== DIRECTIVE ==
Return only the lines running from the line with "Clone this chart in seaborn and matplotlib." down to the line with "complex_sum = [33.6, 33.2, 32.9, 32.7, 32.6, 32.4, 32.3]", both included, exactly as they appear.

Code that draws figures:

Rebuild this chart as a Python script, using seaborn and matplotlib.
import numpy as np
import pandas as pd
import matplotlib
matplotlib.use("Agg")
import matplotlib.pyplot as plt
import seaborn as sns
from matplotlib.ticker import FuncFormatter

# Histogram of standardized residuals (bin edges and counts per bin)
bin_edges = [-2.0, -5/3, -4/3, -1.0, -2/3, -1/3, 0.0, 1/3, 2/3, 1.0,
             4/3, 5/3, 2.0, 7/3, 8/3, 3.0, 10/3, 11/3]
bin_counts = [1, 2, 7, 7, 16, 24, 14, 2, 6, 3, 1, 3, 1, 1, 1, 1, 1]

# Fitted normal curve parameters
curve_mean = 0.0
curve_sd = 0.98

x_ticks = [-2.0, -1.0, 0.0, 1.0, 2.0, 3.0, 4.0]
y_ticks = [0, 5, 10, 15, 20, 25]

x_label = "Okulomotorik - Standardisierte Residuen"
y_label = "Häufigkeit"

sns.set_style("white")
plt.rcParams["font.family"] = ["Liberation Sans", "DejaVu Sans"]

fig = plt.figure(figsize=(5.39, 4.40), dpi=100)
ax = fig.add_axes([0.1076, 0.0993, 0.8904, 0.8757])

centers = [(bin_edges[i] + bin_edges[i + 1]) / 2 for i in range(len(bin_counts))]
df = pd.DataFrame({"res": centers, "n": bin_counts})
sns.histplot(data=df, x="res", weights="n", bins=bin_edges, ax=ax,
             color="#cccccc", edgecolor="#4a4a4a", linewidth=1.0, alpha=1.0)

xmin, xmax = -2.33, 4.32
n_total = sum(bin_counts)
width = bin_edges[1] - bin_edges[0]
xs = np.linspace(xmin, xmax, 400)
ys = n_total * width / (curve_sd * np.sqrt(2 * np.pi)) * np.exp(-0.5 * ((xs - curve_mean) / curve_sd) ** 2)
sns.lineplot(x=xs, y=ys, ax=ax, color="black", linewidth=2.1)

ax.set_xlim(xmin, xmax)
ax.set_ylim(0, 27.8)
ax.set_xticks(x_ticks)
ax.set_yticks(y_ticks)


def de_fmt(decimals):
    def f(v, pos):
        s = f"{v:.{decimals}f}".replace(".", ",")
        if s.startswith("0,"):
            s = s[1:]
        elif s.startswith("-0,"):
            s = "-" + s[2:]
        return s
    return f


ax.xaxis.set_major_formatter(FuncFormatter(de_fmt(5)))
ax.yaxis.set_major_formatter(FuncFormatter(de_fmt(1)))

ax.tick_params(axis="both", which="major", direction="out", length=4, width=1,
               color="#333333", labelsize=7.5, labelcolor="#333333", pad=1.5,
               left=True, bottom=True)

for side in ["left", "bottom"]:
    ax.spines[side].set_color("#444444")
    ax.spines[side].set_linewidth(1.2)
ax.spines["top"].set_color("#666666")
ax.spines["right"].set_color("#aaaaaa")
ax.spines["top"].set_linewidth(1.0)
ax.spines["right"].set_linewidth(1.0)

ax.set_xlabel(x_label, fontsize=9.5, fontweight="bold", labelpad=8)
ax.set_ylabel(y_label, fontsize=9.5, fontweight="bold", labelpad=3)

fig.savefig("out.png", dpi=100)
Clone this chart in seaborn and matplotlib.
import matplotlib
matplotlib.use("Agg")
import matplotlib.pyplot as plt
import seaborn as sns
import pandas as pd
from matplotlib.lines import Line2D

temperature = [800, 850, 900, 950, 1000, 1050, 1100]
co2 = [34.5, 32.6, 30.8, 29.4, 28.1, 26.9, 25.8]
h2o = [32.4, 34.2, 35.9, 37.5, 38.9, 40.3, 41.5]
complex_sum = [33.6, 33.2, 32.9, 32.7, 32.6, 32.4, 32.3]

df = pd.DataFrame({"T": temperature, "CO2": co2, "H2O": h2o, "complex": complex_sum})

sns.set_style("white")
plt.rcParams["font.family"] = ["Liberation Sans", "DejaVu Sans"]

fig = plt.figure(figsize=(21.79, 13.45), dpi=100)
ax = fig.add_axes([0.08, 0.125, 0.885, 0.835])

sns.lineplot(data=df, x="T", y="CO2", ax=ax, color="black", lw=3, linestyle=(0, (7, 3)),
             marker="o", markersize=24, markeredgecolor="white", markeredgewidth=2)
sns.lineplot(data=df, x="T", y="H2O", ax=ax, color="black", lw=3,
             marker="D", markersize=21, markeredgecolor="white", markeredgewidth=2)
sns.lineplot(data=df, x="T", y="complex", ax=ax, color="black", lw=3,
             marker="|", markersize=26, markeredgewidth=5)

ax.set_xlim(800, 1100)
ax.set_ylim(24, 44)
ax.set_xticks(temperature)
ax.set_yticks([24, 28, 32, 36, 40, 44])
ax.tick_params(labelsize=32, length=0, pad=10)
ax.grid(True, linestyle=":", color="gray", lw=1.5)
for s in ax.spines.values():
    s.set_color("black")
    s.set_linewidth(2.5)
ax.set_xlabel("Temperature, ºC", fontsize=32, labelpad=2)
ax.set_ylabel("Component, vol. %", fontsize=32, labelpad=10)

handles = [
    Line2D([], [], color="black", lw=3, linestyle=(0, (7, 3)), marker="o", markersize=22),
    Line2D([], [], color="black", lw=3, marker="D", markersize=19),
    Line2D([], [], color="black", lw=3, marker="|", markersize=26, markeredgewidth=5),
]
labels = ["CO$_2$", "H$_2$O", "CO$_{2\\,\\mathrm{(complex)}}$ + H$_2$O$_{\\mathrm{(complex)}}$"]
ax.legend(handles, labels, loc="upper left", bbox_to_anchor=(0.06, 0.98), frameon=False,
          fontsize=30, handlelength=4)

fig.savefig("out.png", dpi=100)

== FULL SOLUTION ==
Clone this chart in seaborn and matplotlib.
import matplotlib
matplotlib.use("Agg")
import matplotlib.pyplot as plt
import seaborn as sns
import pandas as pd
from matplotlib.lines import Line2D

temperature = [800, 850, 900, 950, 1000, 1050, 1100]
co2 = [34.5, 32.6, 30.8, 29.4, 28.1, 26.9, 25.8]
h2o = [32.4, 34.2, 35.9, 37.5, 38.9, 40.3, 41.5]
complex_sum = [33.6, 33.2, 32.9, 32.7, 32.6, 32.4, 32.3]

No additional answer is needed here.